- Conner
- Coordinates: 45°55′32″N 114°07′38″W﻿ / ﻿45.92556°N 114.12722°W
- Country: United States
- State: Montana
- County: Ravalli

Area
- • Total: 1.82 sq mi (4.71 km^{2})
- • Land: 1.78 sq mi (4.61 km^{2})
- • Water: 0.039 sq mi (0.10 km^{2})
- Elevation: 4,045 ft (1,233 m)

Population (2020)
- • Total: 182
- • Density: 102.3/sq mi (39.49/km^{2})
- Time zone: UTC-7 (Mountain (MST))
- • Summer (DST): UTC-6 (MDT)
- ZIP code: 59827
- Area code: 406
- FIPS code: 30-17200
- GNIS feature ID: 2583799

= Conner, Montana =

Conner (Salish: epɫmsáwíʔ) is a census-designated place (CDP) in Ravalli County, Montana, United States.
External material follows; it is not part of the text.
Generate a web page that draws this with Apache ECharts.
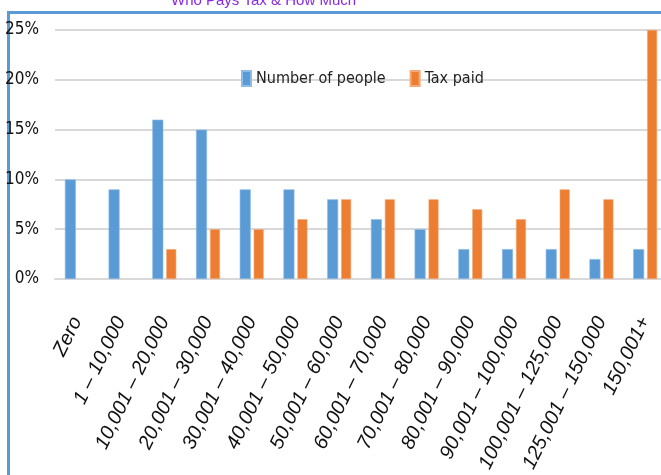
<!DOCTYPE html>
<html>
<head>
<meta charset="utf-8">
<title>Who Pays Tax & How Much</title>
<script src="https://cdn.jsdelivr.net/npm/echarts@6/dist/echarts.min.js"></script>
<style>
  html, body { margin: 0; padding: 0; background: #fff; }
  #chart { width: 661px; height: 475px; }
</style>
</head>
<body>
<div id="chart"></div>
<script>
// income bands
const categories = [
  'Zero', '1 – 10,000', '10,001 – 20,000', '20,001 – 30,000', '30,001 – 40,000',
  '40,001 – 50,000', '50,001 – 60,000', '60,001 – 70,000', '70,001 – 80,000',
  '80,001 – 90,000', '90,001 – 100,000', '100,001 – 125,000', '125,001 – 150,000', '150,001+'
]
// percent of all people in each band
const people = [10, 9, 16, 15, 9, 9, 8, 6, 5, 3, 3, 3, 2, 3]
// percent of all tax paid by each band (no bar for the first two)
const taxPaid = [null, null, 3, 5, 5, 6, 8, 8, 8, 7, 6, 9, 8, 25]
const yTicks = [0, 5, 10, 15, 20, 25]

const narrow = "'DejaVu Sans Condensed', 'Liberation Sans Narrow', sans-serif"

const myChart = echarts.init(document.getElementById('chart'))

const options = {
  animation: false,
  color: ['#5B9BD5', '#ED7D31'],
  title: {
    text: 'Who Pays Tax & How Much',
    left: 166,
    top: -12,
    textStyle: { color: '#8A2BE2', fontSize: 15, fontWeight: 'normal', fontFamily: "'Liberation Sans', sans-serif" }
  },
  // frame of the chart area, cut off by the picture on the right and bottom
  graphic: [{
    type: 'rect',
    shape: { x: 8.5, y: 12.5, width: 720, height: 520 },
    style: { fill: 'none', stroke: '#5B9BD5', lineWidth: 3 },
    silent: true
  }],
  legend: {
    left: 236,
    top: 65,
    itemWidth: 9,
    itemHeight: 15,
    itemGap: 24,
    icon: 'rect',
    textStyle: { fontSize: 16, color: '#222', fontFamily: narrow }
  },
  grid: {
    left: 55,
    width: 612,
    top: 30,
    bottom: 196,
    outerBoundsMode: 'none'
  },
  xAxis: {
    type: 'category',
    data: categories,
    axisLine: { lineStyle: { color: '#D9D9D9', width: 2 } },
    axisTick: { show: false },
    axisLabel: {
      interval: 0,
      rotate: 64,
      margin: 39,
      fontSize: 20,
      fontStyle: 'italic',
      color: '#111',
      fontFamily: "'Liberation Sans', Arial, sans-serif"
    }
  },
  yAxis: {
    type: 'value',
    min: yTicks[0],
    max: yTicks[yTicks.length - 1],
    interval: 5,
    axisLabel: {
      formatter: '{value}%',
      fontSize: 17,
      margin: 16,
      color: '#111',
      fontFamily: narrow
    },
    splitLine: { lineStyle: { color: '#D9D9D9', width: 2 } }
  },
  series: [
    {
      name: 'Number of people',
      type: 'bar',
      data: people,
      barWidth: 11,
      barGap: '27%',
      itemStyle: { borderColor: '#8DBCE6', borderWidth: 0.6 }
    },
    {
      name: 'Tax paid',
      type: 'bar',
      data: taxPaid,
      barWidth: 10,
      itemStyle: { borderColor: '#F4A877', borderWidth: 0.6 }
    }
  ]
}

myChart.setOption(options)
</script>
</body>
</html>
As of the 2020 census, Conner had a population of 182.
==History==
It is named for the village of Conner, which it encompasses.
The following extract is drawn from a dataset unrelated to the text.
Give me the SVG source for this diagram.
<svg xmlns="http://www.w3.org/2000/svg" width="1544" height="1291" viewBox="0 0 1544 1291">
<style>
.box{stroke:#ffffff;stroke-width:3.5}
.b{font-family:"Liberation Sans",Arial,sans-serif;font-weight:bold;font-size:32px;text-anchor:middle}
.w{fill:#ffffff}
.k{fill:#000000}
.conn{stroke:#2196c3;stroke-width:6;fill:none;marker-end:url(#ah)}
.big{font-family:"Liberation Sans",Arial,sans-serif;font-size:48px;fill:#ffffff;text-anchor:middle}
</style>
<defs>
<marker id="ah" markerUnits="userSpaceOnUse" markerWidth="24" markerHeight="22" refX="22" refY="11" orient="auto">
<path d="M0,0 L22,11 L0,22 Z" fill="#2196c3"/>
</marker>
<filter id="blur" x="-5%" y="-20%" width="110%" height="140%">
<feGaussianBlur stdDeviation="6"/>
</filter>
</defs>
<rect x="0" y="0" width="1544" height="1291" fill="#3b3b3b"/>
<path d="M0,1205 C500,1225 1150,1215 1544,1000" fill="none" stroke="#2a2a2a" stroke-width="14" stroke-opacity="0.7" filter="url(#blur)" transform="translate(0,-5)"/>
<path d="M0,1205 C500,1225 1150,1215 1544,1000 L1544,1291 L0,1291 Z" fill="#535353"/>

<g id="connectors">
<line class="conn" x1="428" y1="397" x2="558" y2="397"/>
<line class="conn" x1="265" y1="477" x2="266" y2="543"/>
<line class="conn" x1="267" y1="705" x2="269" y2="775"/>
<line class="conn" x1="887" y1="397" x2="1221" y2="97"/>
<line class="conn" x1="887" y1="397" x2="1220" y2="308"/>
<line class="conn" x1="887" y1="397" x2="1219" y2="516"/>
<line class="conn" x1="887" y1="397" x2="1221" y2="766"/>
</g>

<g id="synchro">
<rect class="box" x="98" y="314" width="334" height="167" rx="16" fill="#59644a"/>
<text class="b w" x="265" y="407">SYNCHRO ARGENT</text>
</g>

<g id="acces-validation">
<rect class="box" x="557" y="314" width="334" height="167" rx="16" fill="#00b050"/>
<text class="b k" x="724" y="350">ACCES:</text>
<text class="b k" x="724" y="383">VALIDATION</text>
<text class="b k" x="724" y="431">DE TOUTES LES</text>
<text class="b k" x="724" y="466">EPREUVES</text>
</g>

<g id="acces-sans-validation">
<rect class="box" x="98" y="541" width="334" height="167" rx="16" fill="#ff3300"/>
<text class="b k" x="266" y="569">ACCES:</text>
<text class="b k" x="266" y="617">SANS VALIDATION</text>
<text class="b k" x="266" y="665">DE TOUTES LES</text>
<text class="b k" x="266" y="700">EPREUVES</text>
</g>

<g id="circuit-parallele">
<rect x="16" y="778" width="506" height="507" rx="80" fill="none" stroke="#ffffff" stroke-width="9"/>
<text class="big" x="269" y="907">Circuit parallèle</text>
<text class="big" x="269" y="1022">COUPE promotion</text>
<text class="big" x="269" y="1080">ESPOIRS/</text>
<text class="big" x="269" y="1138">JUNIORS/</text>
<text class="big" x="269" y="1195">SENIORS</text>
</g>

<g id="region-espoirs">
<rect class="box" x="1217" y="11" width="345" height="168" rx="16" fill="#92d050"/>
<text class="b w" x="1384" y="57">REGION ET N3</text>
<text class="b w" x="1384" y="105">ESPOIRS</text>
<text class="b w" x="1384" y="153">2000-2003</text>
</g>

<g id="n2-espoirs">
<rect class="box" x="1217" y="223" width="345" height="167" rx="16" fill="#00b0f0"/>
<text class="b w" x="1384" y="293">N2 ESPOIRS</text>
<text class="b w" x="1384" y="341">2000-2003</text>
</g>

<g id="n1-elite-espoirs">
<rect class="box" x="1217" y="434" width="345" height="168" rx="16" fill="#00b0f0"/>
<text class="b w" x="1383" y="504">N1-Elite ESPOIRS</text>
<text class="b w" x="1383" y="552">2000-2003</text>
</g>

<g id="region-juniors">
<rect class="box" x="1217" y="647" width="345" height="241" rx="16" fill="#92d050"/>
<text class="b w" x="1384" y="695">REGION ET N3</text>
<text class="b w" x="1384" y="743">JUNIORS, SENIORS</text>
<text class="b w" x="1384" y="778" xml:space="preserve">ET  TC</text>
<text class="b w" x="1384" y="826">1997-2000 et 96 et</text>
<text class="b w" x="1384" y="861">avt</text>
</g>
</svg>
The village was named in 1906 for the first homesteader, Aaron Conner.

==Geography==
Conner is located at the confluence of the East and West Forks of the Bitterroot River. U.S. Route 93 passes just to the east of the CDP, leading north through the Bitterroot Valley 24 mi to Hamilton, the county seat, and south over Lost Trail Pass 69 mi to Salmon, Idaho.
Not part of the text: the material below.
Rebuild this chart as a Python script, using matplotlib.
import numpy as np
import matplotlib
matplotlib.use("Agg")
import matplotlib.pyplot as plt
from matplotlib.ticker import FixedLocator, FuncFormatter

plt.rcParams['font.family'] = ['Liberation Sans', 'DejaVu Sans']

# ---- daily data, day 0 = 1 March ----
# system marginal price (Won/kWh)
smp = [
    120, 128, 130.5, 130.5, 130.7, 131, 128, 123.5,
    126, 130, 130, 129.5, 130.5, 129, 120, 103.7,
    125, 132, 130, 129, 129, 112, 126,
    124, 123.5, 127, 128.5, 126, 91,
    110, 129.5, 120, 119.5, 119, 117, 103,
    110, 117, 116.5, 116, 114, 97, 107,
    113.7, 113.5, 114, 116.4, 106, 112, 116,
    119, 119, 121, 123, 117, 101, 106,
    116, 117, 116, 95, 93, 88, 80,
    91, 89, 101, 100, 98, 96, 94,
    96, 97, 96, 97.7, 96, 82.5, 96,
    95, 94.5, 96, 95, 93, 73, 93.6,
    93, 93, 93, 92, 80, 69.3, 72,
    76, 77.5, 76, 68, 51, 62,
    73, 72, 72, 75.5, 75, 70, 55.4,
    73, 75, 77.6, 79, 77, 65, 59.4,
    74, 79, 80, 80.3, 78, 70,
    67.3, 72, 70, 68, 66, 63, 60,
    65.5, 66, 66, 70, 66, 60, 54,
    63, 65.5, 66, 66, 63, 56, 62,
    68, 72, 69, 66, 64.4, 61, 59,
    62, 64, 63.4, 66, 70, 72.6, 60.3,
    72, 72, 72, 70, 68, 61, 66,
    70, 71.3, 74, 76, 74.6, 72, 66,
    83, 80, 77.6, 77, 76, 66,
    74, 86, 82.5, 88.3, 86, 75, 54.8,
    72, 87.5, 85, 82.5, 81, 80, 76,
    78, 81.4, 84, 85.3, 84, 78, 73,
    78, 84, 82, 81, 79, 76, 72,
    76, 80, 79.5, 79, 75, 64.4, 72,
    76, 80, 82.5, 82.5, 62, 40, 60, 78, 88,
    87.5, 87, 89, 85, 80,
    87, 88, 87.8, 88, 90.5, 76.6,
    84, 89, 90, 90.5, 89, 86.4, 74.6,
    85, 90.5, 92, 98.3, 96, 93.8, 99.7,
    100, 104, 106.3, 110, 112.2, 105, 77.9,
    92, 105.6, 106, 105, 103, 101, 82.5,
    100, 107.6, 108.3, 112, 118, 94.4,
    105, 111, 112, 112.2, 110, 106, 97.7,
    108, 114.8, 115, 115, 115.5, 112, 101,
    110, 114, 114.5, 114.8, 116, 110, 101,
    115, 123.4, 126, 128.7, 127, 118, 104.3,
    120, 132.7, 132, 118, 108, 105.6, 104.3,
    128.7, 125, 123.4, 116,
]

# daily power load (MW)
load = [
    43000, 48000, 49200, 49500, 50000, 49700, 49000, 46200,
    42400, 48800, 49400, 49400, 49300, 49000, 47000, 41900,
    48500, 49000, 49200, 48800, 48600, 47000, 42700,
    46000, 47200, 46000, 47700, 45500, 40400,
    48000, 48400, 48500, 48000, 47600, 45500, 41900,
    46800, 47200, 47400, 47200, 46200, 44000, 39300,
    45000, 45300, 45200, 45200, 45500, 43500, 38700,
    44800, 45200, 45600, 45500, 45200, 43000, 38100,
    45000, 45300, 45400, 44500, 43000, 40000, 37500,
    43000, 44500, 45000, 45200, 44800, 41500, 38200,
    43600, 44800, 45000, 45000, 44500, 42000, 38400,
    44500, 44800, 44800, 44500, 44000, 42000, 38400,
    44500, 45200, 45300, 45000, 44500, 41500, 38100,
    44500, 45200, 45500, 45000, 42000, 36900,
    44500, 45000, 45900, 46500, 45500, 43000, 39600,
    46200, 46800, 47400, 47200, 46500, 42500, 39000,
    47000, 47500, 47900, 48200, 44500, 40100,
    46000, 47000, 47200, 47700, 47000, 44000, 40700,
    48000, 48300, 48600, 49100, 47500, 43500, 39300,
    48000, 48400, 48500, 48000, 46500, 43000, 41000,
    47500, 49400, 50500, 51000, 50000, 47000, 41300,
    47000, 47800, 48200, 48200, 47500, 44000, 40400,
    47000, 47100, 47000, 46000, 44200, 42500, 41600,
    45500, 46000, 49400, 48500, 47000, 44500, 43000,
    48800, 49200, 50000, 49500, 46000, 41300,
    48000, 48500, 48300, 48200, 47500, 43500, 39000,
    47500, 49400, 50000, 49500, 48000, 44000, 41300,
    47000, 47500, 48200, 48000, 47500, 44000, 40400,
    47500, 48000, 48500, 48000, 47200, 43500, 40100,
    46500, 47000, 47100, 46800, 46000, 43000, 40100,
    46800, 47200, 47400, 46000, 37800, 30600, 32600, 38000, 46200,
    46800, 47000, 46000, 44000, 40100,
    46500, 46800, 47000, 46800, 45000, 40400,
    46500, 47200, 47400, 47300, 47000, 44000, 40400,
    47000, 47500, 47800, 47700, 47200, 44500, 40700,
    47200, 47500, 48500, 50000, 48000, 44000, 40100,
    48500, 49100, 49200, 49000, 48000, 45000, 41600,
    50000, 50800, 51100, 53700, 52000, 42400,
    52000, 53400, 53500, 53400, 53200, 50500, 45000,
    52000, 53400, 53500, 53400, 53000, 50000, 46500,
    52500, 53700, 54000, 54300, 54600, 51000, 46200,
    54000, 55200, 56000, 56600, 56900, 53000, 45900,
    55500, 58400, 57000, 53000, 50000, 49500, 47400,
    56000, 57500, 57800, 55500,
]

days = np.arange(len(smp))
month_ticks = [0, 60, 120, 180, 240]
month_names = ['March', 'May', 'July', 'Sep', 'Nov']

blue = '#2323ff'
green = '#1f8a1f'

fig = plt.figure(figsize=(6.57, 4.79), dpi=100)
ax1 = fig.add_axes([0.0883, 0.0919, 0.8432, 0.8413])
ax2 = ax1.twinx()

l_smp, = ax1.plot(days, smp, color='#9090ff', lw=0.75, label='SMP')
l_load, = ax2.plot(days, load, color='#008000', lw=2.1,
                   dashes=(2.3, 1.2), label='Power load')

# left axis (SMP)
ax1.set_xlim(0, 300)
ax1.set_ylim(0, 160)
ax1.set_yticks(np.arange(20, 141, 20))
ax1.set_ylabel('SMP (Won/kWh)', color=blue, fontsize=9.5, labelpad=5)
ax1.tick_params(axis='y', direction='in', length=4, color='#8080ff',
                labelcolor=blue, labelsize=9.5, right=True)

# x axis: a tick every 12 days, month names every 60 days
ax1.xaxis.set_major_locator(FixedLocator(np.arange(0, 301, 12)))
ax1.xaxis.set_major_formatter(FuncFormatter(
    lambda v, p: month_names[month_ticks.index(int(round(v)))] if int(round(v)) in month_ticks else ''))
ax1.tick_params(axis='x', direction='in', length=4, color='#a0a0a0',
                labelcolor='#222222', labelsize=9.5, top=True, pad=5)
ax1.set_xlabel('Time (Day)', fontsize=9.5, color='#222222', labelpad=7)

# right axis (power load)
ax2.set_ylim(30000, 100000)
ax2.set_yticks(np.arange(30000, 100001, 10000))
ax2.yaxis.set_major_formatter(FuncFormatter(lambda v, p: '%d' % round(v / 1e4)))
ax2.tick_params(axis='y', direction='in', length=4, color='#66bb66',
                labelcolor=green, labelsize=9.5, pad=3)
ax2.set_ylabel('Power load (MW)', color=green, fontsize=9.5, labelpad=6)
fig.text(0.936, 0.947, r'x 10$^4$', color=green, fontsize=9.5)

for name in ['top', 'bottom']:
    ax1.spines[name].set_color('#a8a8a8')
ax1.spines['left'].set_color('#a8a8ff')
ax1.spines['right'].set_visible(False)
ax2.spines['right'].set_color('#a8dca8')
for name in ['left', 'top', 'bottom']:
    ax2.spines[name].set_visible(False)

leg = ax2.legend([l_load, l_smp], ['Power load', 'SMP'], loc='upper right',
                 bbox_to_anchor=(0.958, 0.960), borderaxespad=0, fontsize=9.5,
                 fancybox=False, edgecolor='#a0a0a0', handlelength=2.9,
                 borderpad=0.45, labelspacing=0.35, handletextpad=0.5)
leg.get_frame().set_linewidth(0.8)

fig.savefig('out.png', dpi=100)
According to the United States Census Bureau, the CDP has a total area of 4.7 km2, of which 4.6 sqkm is land and 0.1 sqkm, or 2.18%, is water.

===Climate===
This climatic region is typified by large seasonal temperature differences, with warm to hot (and often humid) summers and cold (sometimes severely cold) winters. According to the Köppen Climate Classification system, Conner has a humid continental climate, abbreviated "Dfb" on climate maps.

==Demographics==

Historical population
| Census | Pop. | Note | %± |
| 2020 | 182 |  | — |
U.S. Decennial Census

==Education==
Darby K-12 Schools is the area school district.